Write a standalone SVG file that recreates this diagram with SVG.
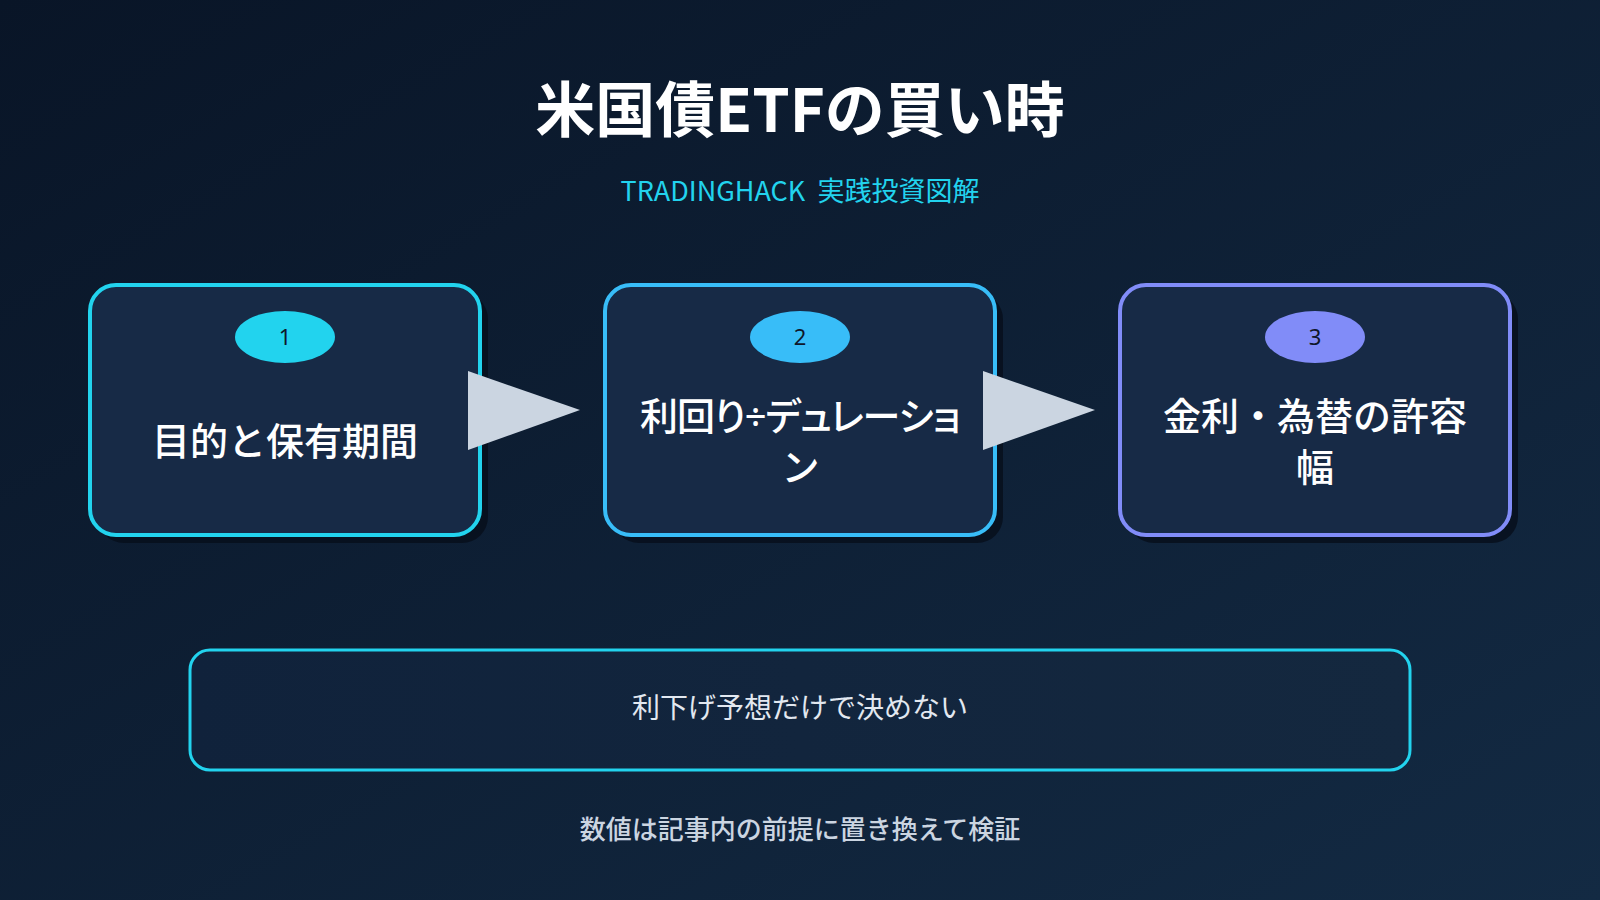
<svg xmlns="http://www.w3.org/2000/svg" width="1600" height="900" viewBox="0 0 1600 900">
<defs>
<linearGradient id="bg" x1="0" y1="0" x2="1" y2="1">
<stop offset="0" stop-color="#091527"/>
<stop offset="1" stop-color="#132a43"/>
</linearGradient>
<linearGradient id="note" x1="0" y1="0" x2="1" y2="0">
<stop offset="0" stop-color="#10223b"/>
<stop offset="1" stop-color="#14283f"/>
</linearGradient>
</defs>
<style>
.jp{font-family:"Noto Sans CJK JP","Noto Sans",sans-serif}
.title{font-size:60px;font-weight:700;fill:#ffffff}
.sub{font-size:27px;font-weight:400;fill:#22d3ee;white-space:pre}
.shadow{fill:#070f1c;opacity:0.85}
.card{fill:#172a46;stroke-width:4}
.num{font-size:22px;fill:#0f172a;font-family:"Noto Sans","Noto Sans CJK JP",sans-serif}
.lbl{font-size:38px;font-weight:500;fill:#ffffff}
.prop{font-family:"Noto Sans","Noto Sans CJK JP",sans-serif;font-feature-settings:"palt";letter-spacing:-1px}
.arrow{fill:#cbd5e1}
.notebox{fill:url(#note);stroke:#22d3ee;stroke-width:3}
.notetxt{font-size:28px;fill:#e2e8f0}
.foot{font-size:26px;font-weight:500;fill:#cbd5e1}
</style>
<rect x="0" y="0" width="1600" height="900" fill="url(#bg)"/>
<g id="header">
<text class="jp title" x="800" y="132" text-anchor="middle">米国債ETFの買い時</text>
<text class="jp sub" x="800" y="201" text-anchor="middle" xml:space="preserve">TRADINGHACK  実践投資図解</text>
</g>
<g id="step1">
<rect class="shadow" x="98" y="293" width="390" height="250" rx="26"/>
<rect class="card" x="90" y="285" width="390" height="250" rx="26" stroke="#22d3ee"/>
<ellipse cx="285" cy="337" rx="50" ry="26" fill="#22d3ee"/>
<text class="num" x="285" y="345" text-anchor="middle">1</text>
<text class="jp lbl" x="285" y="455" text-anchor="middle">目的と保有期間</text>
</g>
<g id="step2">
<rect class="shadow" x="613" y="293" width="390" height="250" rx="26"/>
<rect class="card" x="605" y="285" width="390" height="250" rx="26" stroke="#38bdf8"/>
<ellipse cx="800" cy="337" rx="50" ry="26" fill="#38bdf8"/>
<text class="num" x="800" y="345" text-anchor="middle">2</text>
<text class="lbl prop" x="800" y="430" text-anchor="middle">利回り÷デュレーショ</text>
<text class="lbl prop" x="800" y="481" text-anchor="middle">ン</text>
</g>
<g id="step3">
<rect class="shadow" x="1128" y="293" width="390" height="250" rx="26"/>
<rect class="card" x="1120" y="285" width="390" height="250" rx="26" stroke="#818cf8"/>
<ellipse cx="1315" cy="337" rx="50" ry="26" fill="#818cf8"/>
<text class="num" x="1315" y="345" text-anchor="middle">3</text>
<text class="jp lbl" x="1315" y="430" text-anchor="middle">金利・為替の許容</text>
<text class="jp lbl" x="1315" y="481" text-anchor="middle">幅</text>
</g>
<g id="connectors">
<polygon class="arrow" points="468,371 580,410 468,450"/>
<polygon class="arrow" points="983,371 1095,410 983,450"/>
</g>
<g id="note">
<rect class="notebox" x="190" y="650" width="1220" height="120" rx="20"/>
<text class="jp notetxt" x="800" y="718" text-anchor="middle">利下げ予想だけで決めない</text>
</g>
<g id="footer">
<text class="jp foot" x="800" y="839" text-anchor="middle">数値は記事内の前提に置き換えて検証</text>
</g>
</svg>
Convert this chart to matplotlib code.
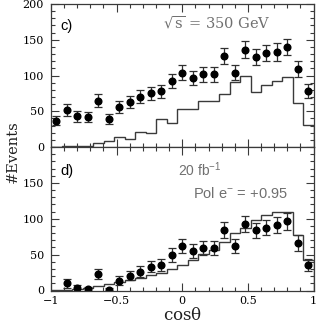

==============================

The pictures in the entries should be left out; output everything else exactly.

## The reply
Write a standalone SVG file that recreates this diagram with SVG.
<svg xmlns="http://www.w3.org/2000/svg" width="1600" height="900" viewBox="0 0 1600 900">
<defs>
<linearGradient id="bg" x1="0" y1="0" x2="1" y2="1">
<stop offset="0" stop-color="#091527"/>
<stop offset="1" stop-color="#132a43"/>
</linearGradient>
<linearGradient id="note" x1="0" y1="0" x2="1" y2="0">
<stop offset="0" stop-color="#10223b"/>
<stop offset="1" stop-color="#14283f"/>
</linearGradient>
</defs>
<style>
.jp{font-family:"Noto Sans CJK JP","Noto Sans",sans-serif}
.title{font-size:60px;font-weight:700;fill:#ffffff}
.sub{font-size:27px;font-weight:400;fill:#22d3ee;white-space:pre}
.shadow{fill:#070f1c;opacity:0.85}
.card{fill:#172a46;stroke-width:4}
.num{font-size:22px;fill:#0f172a;font-family:"Noto Sans","Noto Sans CJK JP",sans-serif}
.lbl{font-size:38px;font-weight:500;fill:#ffffff}
.prop{font-family:"Noto Sans","Noto Sans CJK JP",sans-serif;font-feature-settings:"palt";letter-spacing:-1px}
.arrow{fill:#cbd5e1}
.notebox{fill:url(#note);stroke:#22d3ee;stroke-width:3}
.notetxt{font-size:28px;fill:#e2e8f0}
.foot{font-size:26px;font-weight:500;fill:#cbd5e1}
</style>
<rect x="0" y="0" width="1600" height="900" fill="url(#bg)"/>
<g id="header">
<text class="jp title" x="800" y="132" text-anchor="middle">米国債ETFの買い時</text>
<text class="jp sub" x="800" y="201" text-anchor="middle" xml:space="preserve">TRADINGHACK  実践投資図解</text>
</g>
<g id="step1">
<rect class="shadow" x="98" y="293" width="390" height="250" rx="26"/>
<rect class="card" x="90" y="285" width="390" height="250" rx="26" stroke="#22d3ee"/>
<ellipse cx="285" cy="337" rx="50" ry="26" fill="#22d3ee"/>
<text class="num" x="285" y="345" text-anchor="middle">1</text>
<text class="jp lbl" x="285" y="455" text-anchor="middle">目的と保有期間</text>
</g>
<g id="step2">
<rect class="shadow" x="613" y="293" width="390" height="250" rx="26"/>
<rect class="card" x="605" y="285" width="390" height="250" rx="26" stroke="#38bdf8"/>
<ellipse cx="800" cy="337" rx="50" ry="26" fill="#38bdf8"/>
<text class="num" x="800" y="345" text-anchor="middle">2</text>
<text class="lbl prop" x="800" y="430" text-anchor="middle">利回り÷デュレーショ</text>
<text class="lbl prop" x="800" y="481" text-anchor="middle">ン</text>
</g>
<g id="step3">
<rect class="shadow" x="1128" y="293" width="390" height="250" rx="26"/>
<rect class="card" x="1120" y="285" width="390" height="250" rx="26" stroke="#818cf8"/>
<ellipse cx="1315" cy="337" rx="50" ry="26" fill="#818cf8"/>
<text class="num" x="1315" y="345" text-anchor="middle">3</text>
<text class="jp lbl" x="1315" y="430" text-anchor="middle">金利・為替の許容</text>
<text class="jp lbl" x="1315" y="481" text-anchor="middle">幅</text>
</g>
<g id="connectors">
<polygon class="arrow" points="468,371 580,410 468,450"/>
<polygon class="arrow" points="983,371 1095,410 983,450"/>
</g>
<g id="note">
<rect class="notebox" x="190" y="650" width="1220" height="120" rx="20"/>
<text class="jp notetxt" x="800" y="718" text-anchor="middle">利下げ予想だけで決めない</text>
</g>
<g id="footer">
<text class="jp foot" x="800" y="839" text-anchor="middle">数値は記事内の前提に置き換えて検証</text>
</g>
</svg>
Convert this chart to matplotlib code.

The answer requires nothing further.